Il nuovo numero di Vanity Fair in edicola oggi è dedicato all’inclusività
Con Serena Williams, Lupita Nyong’o e gli italiani di seconda generazione il settimanale di Condé Nast dice basta a ogni forma di razzismo
Simboli, volti, voci, esempi. Un intero numero di Vanity Fair per dire basta a ogni forma di razzismo. “È ora di tornare a ‘essere umani’”, scrive Simone Marchetti, direttore del settimanale di Condé Nast, nell’editoriale che introduce le tante storie dedicate all’inclusione in edicola proprio alla vigilia del 21 marzo, Giornata internazionale per l’eliminazione della discriminazione razziale. In copertina, a incorniciare i tanti punti di vista presenti nel numero, una portabandiera dei diritti delle minoranze, la tennista afroamericana Serena Williams. Insieme a Williams, come in un flusso ininterrotto di ragioni, nessi e vicende legate da un filo invisibile, Lupita Nyong’o, attrice già premio Oscar, autrice di “Sulwe”, un libro autobiografico in cui la protagonista, una bambina “vorrebbe poter schiarire la sua carnagione”.

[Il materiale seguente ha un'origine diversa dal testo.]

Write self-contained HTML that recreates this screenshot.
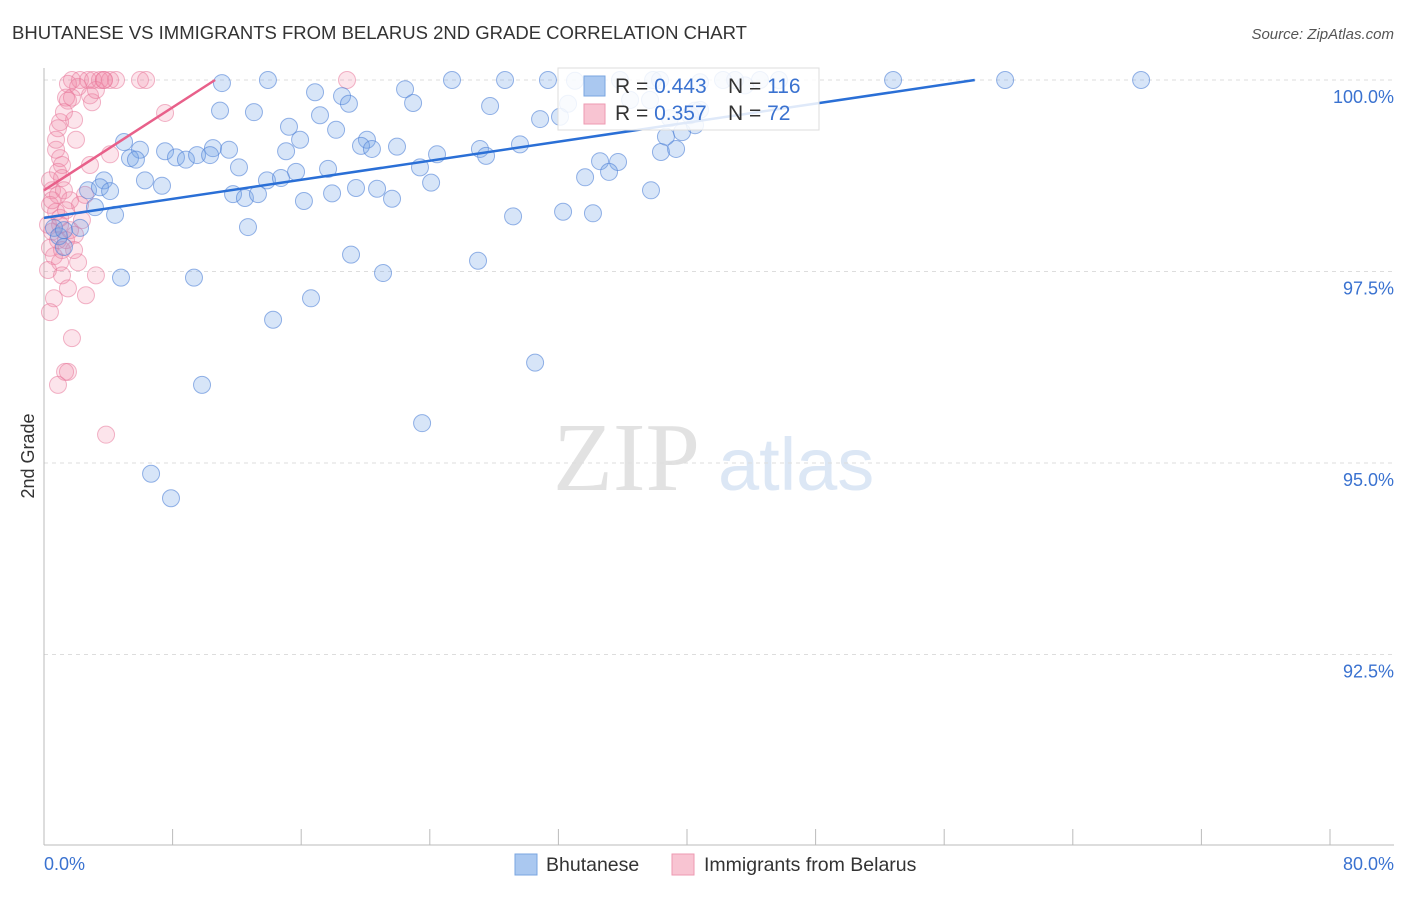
<!DOCTYPE html>
<html><head><meta charset="utf-8"><style>
body{margin:0;background:#fff;font-family:"Liberation Sans",sans-serif}
</style></head><body>
<svg id="c" width="1406" height="892" xmlns="http://www.w3.org/2000/svg">
<text x="12" y="39" font-size="18.5" fill="#333">BHUTANESE VS IMMIGRANTS FROM BELARUS 2ND GRADE CORRELATION CHART</text>
<text x="1394" y="39" font-size="15" fill="#555" font-style="italic" text-anchor="end">Source: ZipAtlas.com</text>
<text x="0" y="0" font-size="18" fill="#333" transform="translate(34,456) rotate(-90)" text-anchor="middle">2nd Grade</text>
<text x="553" y="490" font-size="98" fill="#e2e2e2" font-family="Liberation Serif">ZIP</text>
<text x="718" y="490" font-size="74" fill="#dce7f5">atlas</text>
<g id="grid"></g><g id="pts"></g><g id="lines"></g>
<g>
<rect x="558" y="68" width="261" height="62" fill="#fff" fill-opacity="0.85" stroke="#ddd"/>
<rect x="584" y="76" width="21" height="20" fill="#aac8f0" stroke="#7aa6e0"/>
<rect x="584" y="104" width="21" height="20" fill="#f8c4d2" stroke="#ee9ab2"/>
<text x="615" y="93" font-size="21" fill="#333">R = <tspan fill="#3a72d0">0.443</tspan></text>
<text x="728" y="93" font-size="21" fill="#333">N = <tspan fill="#3a72d0">116</tspan></text>
<text x="615" y="120" font-size="21" fill="#333">R = <tspan fill="#3a72d0">0.357</tspan></text>
<text x="728" y="120" font-size="21" fill="#333">N = <tspan fill="#3a72d0"> 72</tspan></text>
</g>
<g>
<rect x="515" y="854" width="22" height="21" fill="#aac8f0" stroke="#7aa6e0"/>
<text x="546" y="871" font-size="19.5" fill="#333">Bhutanese</text>
<rect x="672" y="854" width="22" height="21" fill="#f8c4d2" stroke="#ee9ab2"/>
<text x="704" y="871" font-size="19.5" fill="#333">Immigrants from Belarus</text>
</g>
<text x="44" y="870" font-size="18" fill="#3a72d0">0.0%</text>
<text x="1394" y="870" font-size="18" fill="#3a72d0" text-anchor="end">80.0%</text>
</svg>
<script>
const yTicks=[100,97.5,95,92.5];
const yTickLabels=["100.0%","97.5%","95.0%","92.5%"];
const xTicks=[0,8,16,24,32,40,48,56,64,72,80];
const blueX=[11.07,13.93,25.38,28.68,31.35,52.82,59.79,68.25,37.89,42.99,44.54,45.72,40.81,33.03,22.46,16.86,18.54,18.97,22.96,27.75,10.95,13.06,17.17,30.86,32.6,40.5,15.24,18.17,4.98,15.93,10.51,11.51,20.09,19.72,20.4,21.96,15.06,7.53,5.97,5.35,5.72,8.21,8.83,9.52,10.33,24.45,27.12,27.5,29.61,34.59,35.71,38.38,39.32,38.69,39.69,40.5,12.13,17.67,23.39,6.28,7.34,3.73,2.74,3.48,4.11,15.68,13.87,14.74,11.76,12.5,13.31,19.41,17.92,20.72,21.65,24.08,16.17,33.66,35.15,37.76,3.17,4.42,29.18,32.29,34.15,12.69,0.62,0.93,1.24,2.24,1.24,4.79,9.33,19.1,21.09,27,14.25,16.61,9.83,30.55,23.52,6.66,7.9,42.24,35.83,32.1,37.7,38.32,36.46,43.61,40.81,40.19,38.94];
const blueY=[99.96,100,100,100,100,100,100,100,100,100,100,100,99.97,99.99,99.88,99.84,99.79,99.69,99.7,99.66,99.6,99.58,99.54,99.49,99.69,99.6,99.39,99.35,99.19,99.22,99.11,99.09,99.22,99.14,99.1,99.13,99.07,99.07,99.09,98.98,98.96,98.99,98.96,99.02,99.02,99.03,99.1,99.01,99.16,98.94,98.93,99.06,99.1,99.26,99.32,99.41,98.86,98.84,98.86,98.69,98.62,98.69,98.56,98.6,98.55,98.8,98.69,98.72,98.51,98.46,98.51,98.59,98.52,98.58,98.45,98.66,98.42,98.73,98.8,98.56,98.34,98.24,98.22,98.28,98.26,98.08,98.07,97.96,98.04,98.07,97.82,97.42,97.42,97.72,97.48,97.64,96.87,97.15,96.02,96.31,95.52,94.86,94.54,100,100,99.52,99.74,100,99.74,99.93,99.61,99.54,99.5];
const pinkX=[1.74,2.24,2.74,3.05,3.48,3.73,4.11,4.48,5.97,6.35,18.85,1.49,2.12,2.86,1.37,1.74,1.49,2.99,7.53,1,0.87,1.87,1.99,0.75,1,1.12,2.86,4.11,0.87,1.12,0.5,0.87,1.24,1.62,0.37,0.75,1,0.25,0.5,0.87,0.37,0.62,1,0.25,1.12,2.12,3.23,2.61,0.62,1.49,0.37,1.74,1.49,1.31,0.87,3.86,1.93,2.36,1.62,0.37,2.24,2.55,1.37,1.12,1.87,0.75,1.24,3.23,3.73,1,1.37,0.5];
const pinkY=[100,100,100,100,100,100,100,100,100,100,100,99.95,99.91,99.8,99.77,99.77,99.73,99.71,99.57,99.45,99.37,99.48,99.22,99.09,98.98,98.89,98.89,99.03,98.8,98.72,98.56,98.5,98.56,98.43,98.37,98.28,98.2,98.11,98.02,97.91,97.81,97.7,97.62,97.52,97.45,97.62,97.45,97.19,97.15,97.28,96.97,96.63,96.19,96.19,96.02,95.37,97.98,98.17,98.04,98.69,98.37,98.5,98.3,97.78,97.78,99.22,99.58,99.87,100,98.11,97.91,98.43];
const blueLine=[[0,98.2],[57.9,100]];
const pinkLine=[[0,98.56],[10.64,100]];
const NS="http://www.w3.org/2000/svg";
const xs=v=>44+v/80*1286;
const ys=v=>80+(100-v)/2.5*191.5;
function mk(t,a,p){const e=document.createElementNS(NS,t);for(const k in a)e.setAttribute(k,a[k]);p.appendChild(e);return e;}
const grid=document.getElementById('grid');
yTicks.forEach((t,i)=>{
 const l=mk('line',{x1:44,x2:1394,y1:ys(t),y2:ys(t),stroke:'#ddd','stroke-dasharray':'4,4'},grid);
 
 
 const tx=mk('text',{x:1394,y:ys(t)+23,'font-size':18,fill:'#3a72d0','text-anchor':'end'},grid);
 tx.textContent=yTickLabels[i];
 
 
});
const ax=mk('line',{x1:44,x2:44,y1:68,y2:845,stroke:'#bbb'},grid);


const bx=mk('line',{x1:44,x2:1394,y1:845,y2:845,stroke:'#bbb'},grid);


xTicks.forEach(t=>{
 const l=mk('line',{x1:xs(t),x2:xs(t),y1:829,y2:845,stroke:'#bbb'},grid);
 
 
});
const pts=document.getElementById('pts');
pinkX.forEach((x,i)=>{
 const c=mk('circle',{cx:xs(x),cy:ys(pinkY[i]),r:8.5,fill:'rgba(240,130,165,0.22)',stroke:'rgba(232,120,155,0.55)','stroke-width':1},pts);
 
 
});
blueX.forEach((x,i)=>{
 const c=mk('circle',{cx:xs(x),cy:ys(blueY[i]),r:8.5,fill:'rgba(110,160,230,0.28)',stroke:'rgba(80,130,215,0.6)','stroke-width':1},pts);
 
 
});
const lines=document.getElementById('lines');
const bl=mk('line',{x1:xs(blueLine[0][0]),y1:ys(blueLine[0][1]),x2:xs(blueLine[1][0]),y2:ys(blueLine[1][1]),stroke:'#2a6fd6','stroke-width':2.5},lines);


const pl=mk('line',{x1:xs(pinkLine[0][0]),y1:ys(pinkLine[0][1]),x2:xs(pinkLine[1][0]),y2:ys(pinkLine[1][1]),stroke:'#e8608a','stroke-width':2.5},lines);


</script>
</body></html>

L’accettazione di se stessi e la modernità di un mondo giovanile che non guarda ai tempi bui ma si proietta in un futuro che al di là degli slogan, è giù multietnico nei fatti, nelle strade e negli ambienti dove le coppie miste sono la regola, ritma il numero di Vanity Fair e restituisce una melodia utile a combattere l’ignoranza e ad allontanare la paura. Parola di ragazzi di diverse nazioni che si amano negli istituti scolastici da nord a sud senza chiedersi il passaporto o di Chadia Rodriguez, la donna più famosa della scena trap nazionale, figlia di genitori marocchini, che dice di non avere mai subito razzismo. Posizione non distante da quella di Raphaela Lukudo, campionessa azzurra di seconda generazione che ai Giochi del Mediterraneo del 2018 ha vinto l’Oro. Vanity Fair lascia spazio anche ai propri editorialisti.
Alle vicende apparentemente minime narrate dal grande scrittore israeliano Eshkol Nevo o alle cristallizzazioni della storia messe in evidenza da Mattia Feltri, autore di un acuto parallelismo tra l’antisemitismo novecentesco e il razzismo di oggi. Per non vedere più segregazioni, guardare con fiducia al futuro e rendere anche plasticamente irrilevanti i confini con l’ambizione di mettere al centro l’uomo e le sue vicende, Vanity Fair prevede anche la traduzione in inglese di alcuni articoli allo scopo di raggiungere il maggior numero possibile di persone. Perché “essere umani” è una formula universale. Si può dire in qualsiasi lingua, lasciando parlare solo quella del cuore e dell’accoglienza.